The expert – royal author Katie Nicholl – revealed the blunder, and the King’s reaction to it, in an episode of Vanity Fair’s Dynasty podcast, which explored how Prince William’s role has adapted within the Royal Family over the course of this last, and challenging, year. The high-profile event at which the blunder was made was none other than the Coronation of King Charles and Queen Camilla, one of the most historic days in for the monarchy in decades.
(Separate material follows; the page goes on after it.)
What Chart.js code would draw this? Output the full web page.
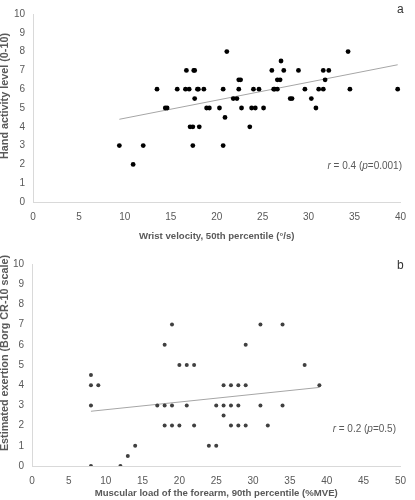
<!DOCTYPE html>
<html>
<head>
<meta charset="utf-8">
<script src="https://cdn.jsdelivr.net/npm/chart.js@4"></script>
<style>
  html, body { margin: 0; padding: 0; background: #fff; }
  #wrap { position: relative; width: 415px; height: 500px; }
  canvas { position: absolute; left: 0; }
  #ca { top: 0; }
  #cb { top: 250px; }
</style>
</head>
<body>
<div id="wrap">
  <canvas id="ca" width="415" height="250"></canvas>
  <canvas id="cb" width="415" height="250"></canvas>
</div>
<script>
// ---- Panel a data ----
const wristVelocity = [9.4, 10.9, 12.0, 13.5, 14.4, 14.6, 15.7, 16.6, 16.7, 17.0, 17.1, 17.4, 17.4, 17.5, 17.6, 17.6, 17.9, 18.0, 18.1, 18.6, 18.9, 19.2, 20.3, 20.7, 20.7, 20.9, 21.1, 21.8, 22.2, 22.4, 22.6, 22.4, 22.7, 23.6, 23.8, 24.2, 24.0, 24.6, 25.1, 26.0, 26.2, 26.3, 26.6, 26.9, 26.6, 27.0, 27.3, 28.0, 28.2, 28.9, 29.6, 30.3, 30.8, 31.1, 31.6, 31.6, 31.8, 32.2, 34.3, 34.5, 39.7];
const handActivity  = [3, 2, 3, 6, 5, 5, 6, 6, 7, 6, 4, 4, 3, 7, 7, 5.5, 6, 6, 4, 6, 5, 5, 5, 6, 3, 4.5, 8, 5.5, 5.5, 6.5, 6.5, 6, 5, 4, 5, 5, 6, 6, 5, 7, 6, 6, 6.5, 6.5, 6, 7.5, 7, 5.5, 5.5, 7, 6, 5.5, 5, 6, 7, 6, 6.5, 7, 8, 6, 6];
const trendAX = [9.4, 39.7];
const trendAY = [4.4, 7.3];

// ---- Panel b data ----
const muscularLoad = [8, 8, 8, 8, 9, 12, 13, 14, 17, 18, 18, 18, 19, 19, 19, 20, 20, 21, 21, 22, 22, 24, 25, 25, 26, 26, 26, 27, 27, 27, 28, 28, 28, 29, 29, 29, 31, 31, 32, 34, 34, 37, 39];
const exertion     = [4.5, 4, 3, 0, 4, 0, 0.5, 1, 3, 6, 3, 2, 7, 3, 2, 5, 2, 5, 3, 5, 2, 1, 3, 1, 4, 3, 2.5, 4, 3, 2, 4, 3, 2, 6, 4, 2, 7, 3, 2, 7, 3, 5, 4];
const trendBX = [8, 39];
const trendBY = [2.71, 3.89];

// ---- tick settings ----
const yTicks = [0, 1, 2, 3, 4, 5, 6, 7, 8, 9, 10];
const xTicksA = [0, 5, 10, 15, 20, 25, 30, 35, 40];
const xTicksB = [0, 5, 10, 15, 20, 25, 30, 35, 40, 45, 50];

const FONT = "'Liberation Sans', Arial, sans-serif";
const GREY = '#595959';

function pts(xs, ys) { return xs.map((x, i) => ({ x: x, y: ys[i] })); }

function annotPlugin(cfg) {
  return {
    id: 'annot',
    afterDraw(chart) {
      const ctx = chart.ctx;
      const ys = chart.scales.y;
      ctx.save();
      // correlation note
      ctx.fillStyle = GREY;
      ctx.textBaseline = 'middle';
      ctx.textAlign = 'left';
      let total = 0;
      cfg.annot.forEach(p => {
        ctx.font = (p.it ? 'italic ' : '') + '10px ' + FONT;
        total += ctx.measureText(p.t).width;
      });
      let x = cfg.annotX - total;
      const y = ys.getPixelForValue(cfg.annotY);
      cfg.annot.forEach(p => {
        ctx.font = (p.it ? 'italic ' : '') + '10px ' + FONT;
        ctx.fillText(p.t, x, y);
        x += ctx.measureText(p.t).width;
      });
      // panel letter
      ctx.font = '12px ' + FONT;
      ctx.fillStyle = '#333333';
      ctx.textAlign = 'center';
      ctx.fillText(cfg.letter, chart.chartArea.right, cfg.letterY);
      // y-axis title
      ctx.translate(5, cfg.ytitleY);
      ctx.rotate(-Math.PI / 2);
      ctx.font = 'bold 10.8px ' + FONT;
      ctx.fillStyle = GREY;
      ctx.textAlign = 'center';
      ctx.textBaseline = 'middle';
      ctx.fillText(cfg.ytitle, 0, 0);
      ctx.restore();
    }
  };
}

function makeChart(id, cfg) {
  return new Chart(document.getElementById(id), {
    type: 'scatter',
    data: {
      datasets: [
        {
          data: pts(cfg.xs, cfg.ys),
          backgroundColor: cfg.dot,
          borderColor: cfg.dot,
          pointRadius: cfg.r,
          pointBorderWidth: 0,
          showLine: false
        },
        {
          data: pts(cfg.tx, cfg.ty),
          showLine: true,
          borderColor: '#a6a6a6',
          borderWidth: 1,
          pointRadius: 0,
          fill: false
        }
      ]
    },
    options: {
      responsive: false,
      animation: false,
      devicePixelRatio: 1,
      layout: { padding: { left: 0, right: 8, top: 7, bottom: 0 } },
      plugins: { legend: { display: false }, tooltip: { enabled: false } },
      scales: {
        x: {
          type: 'linear',
          min: 0, max: cfg.xmax,
          afterBuildTicks: s => { s.ticks = cfg.xticks.map(v => ({ value: v })); },
          afterFit: s => { s.height = cfg.xh; },
          grid: { display: false, drawTicks: false },
          border: { display: true, color: '#d9d9d9', width: 1 },
          ticks: { color: GREY, font: { family: FONT, size: 10 }, padding: 9, maxRotation: 0 },
          title: { display: true, text: cfg.xtitle, color: GREY, font: { family: FONT, size: 9.6, weight: 'bold', lineHeight: 1.2 }, padding: { top: 0, bottom: cfg.xtpad } }
        },
        y: {
          type: 'linear',
          min: 0, max: 10,
          afterBuildTicks: s => { s.ticks = yTicks.map(v => ({ value: v })); },
          afterFit: s => { s.width = cfg.yw; },
          grid: { display: false, drawTicks: false },
          border: { display: true, color: '#d9d9d9', width: 1 },
          ticks: { color: GREY, font: { family: FONT, size: 10 }, padding: 8 },
          title: { display: false }
        }
      }
    },
    plugins: [annotPlugin(cfg)]
  });
}

makeChart('ca', {
  xs: wristVelocity, ys: handActivity, tx: trendAX, ty: trendAY,
  dot: '#000000', r: 2.4, xmax: 40, xticks: xTicksA, xh: 48, yw: 33, xtpad: 8,
  xtitle: 'Wrist velocity, 50th percentile (°/s)',
  ytitle: 'Hand activity level (0-10)', ytitleY: 96,
  annot: [{ t: 'r', it: true }, { t: ' = 0.4 (' }, { t: 'p', it: true }, { t: '=0.001)' }],
  annotX: 402, annotY: 1.9, letter: 'a', letterY: 10
});

makeChart('cb', {
  xs: muscularLoad, ys: exertion, tx: trendBX, ty: trendBY,
  dot: '#404040', r: 2, xmax: 50, xticks: xTicksB, xh: 34, yw: 32, xtpad: 1,
  xtitle: 'Muscular load of the forearm, 90th percentile (%MVE)',
  ytitle: 'Estimated exertion (Borg CR-10 scale)', ytitleY: 103,
  annot: [{ t: 'r', it: true }, { t: ' = 0.2 (' }, { t: 'p', it: true }, { t: '=0.5)' }],
  annotX: 396, annotY: 1.8, letter: 'b', letterY: 16
});
</script>
</body>
</html>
I mean they were late,” said the expert. “to the Coronation, which caused the King to be irritated because we all know that he hates lateness, he doesn’t like to be kept waiting. But it was an important moment for them to be there as a family.” Nicholl also revealed that the Wales family had felt pressure surrounding the Coronation, in which Prince George played a starring role as a Page of Honour to his grandfather King Charles and Prince William paid homage to his father and promised to be his “liege man of life and limb”. She claimed that a friend of the family had explained to her, “They looked more regal than ever, but knowing them the way that she did, she could also see just how much pressure they were under.
“I mean it was a big decision to take the children to that Coronation day, it was their first state occasion. A big thing to take such young children to, particularly Louis and this friend described them as like swans. She said it was like watching them glide, because they looked so majestic and regal, but beneath the surface, they were sort of paddling frantically.”